Операция провалилась, кошки разбежались. Лишь одну удалось поймать вязаному, он стал героем дня. Всем показывал исцарапанные руки. Полуянов возбужденно всех уверял:

- Завтра принесу сетку, ни одна от меня не уйдет: я их повадки освоил. Он приказал сержанту вывезти доски за зону и "упылил" на вахту. Вязаный, поймавший кошку, все стоял с мешком в руке, не зная, что делать дальше. К нему подъехал безногий сапожник на своей коляске. Он отбывал срок за сожительницу, приконченную сапожным ножом за то, что пыталась спровадить своего "коротышку" в инвалидный дом в пользу любовника и завладеть квартирой. Сапожник предложил за кошку пачку сигарет. Вязаный колебался минуту, может быть, он ждал, не предложит ли кто пачку чая, но никто не предложил, и парень бросил мешок на землю. Неудачливая кошка выскочила из мешка и умчалась под барак.

Вопреки ожиданиям "сволочь советская" даром мне не прошла. Председатель СВП, тот самый, что обещал мне свою защиту, донес до опературы.

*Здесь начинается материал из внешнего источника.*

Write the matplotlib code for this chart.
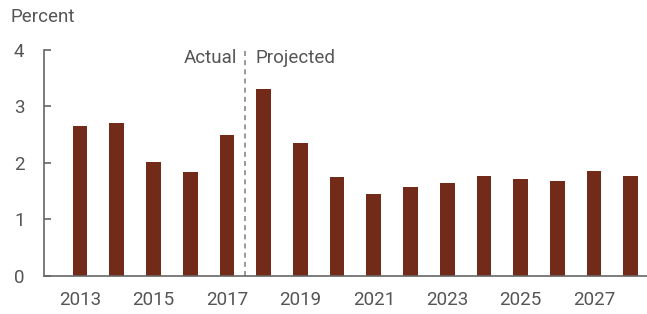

Однажды в конце марта ко мне подбежал воронок из штаба:

- Иди, старый, к тебе приехали.

Только что прошел ужин, мы чифирили вдвоем с Черным, сидя на нижних койках, закопченная кружка стояла между нами в проходе на табуретке.

- Кто приехал?

- Не знаю, - воронок зыркнул на кружку. - Мужики дайте глотнуть, жажда. -Он сделал два больших глотка и оглянулся: - Голубые явились, две пары. В кабинете "хозяина" сидели четверо в гражданских костюмах:

- Здравствуйте, Юрий Александрович, садитесь, пожалуйста. Извините, что побеспокоили.

По любезному заходу видно, из какого ведомства эти четверо.

Мне была зачитана бумага с грифом управления ГБ Тургайской области. Бумага называлась: "Предупреждение". Суть бумаги была такова: числа, месяца, года, осужденный Храмцов обозвал начальника режима капитана Полуянова оскорбительным словом: "Сволочь советская". Осужденный Храмцов предупрежден впредь не позволять себе подобных антисоветских высказываний. Подпись осужденного.

От подписи я отказался, комитетчики не настаивали. Уж в дверях кабинета, видимо, главный из четырех, посоветовал мне отеческим тоном:

- Воздерживайтесь, Юрий Александрович от подобных выражений, здесь уголовная зона. Назвали бы Вы Полуянова просто "сволочь", мы не были бы против - зачем же так ехидно. Сволочь, - он понизил голос, - советская.

По пустынной линейке я возвращался в отряд, уж окна общежитии светились. Шел и думал. Недалеко позади то время, когда меня посадили бы на семь лет за такую антисоветчину, и ни один следователь не решился бы полностью выговорить оскорбление, нанесенное мной режимному начальнику, да и в приговоре написали бы неопределенно: "Допустил враждебные, антисоветские, особо дерзкие высказывания в адрес советского народа и социалистического государства". А сейчас всего лишь "предупреждение". Вырождается большевистский режим вопреки всем стараньям сохранить его навечно.

В секции мальчишки окружили меня, сочувственно галдели:

- Что этим от тебя надо, старый? Мы думали, тебя посадят. Они оказались правы. В середине апреля меня закрыли в ПКТ на шесть месяцев.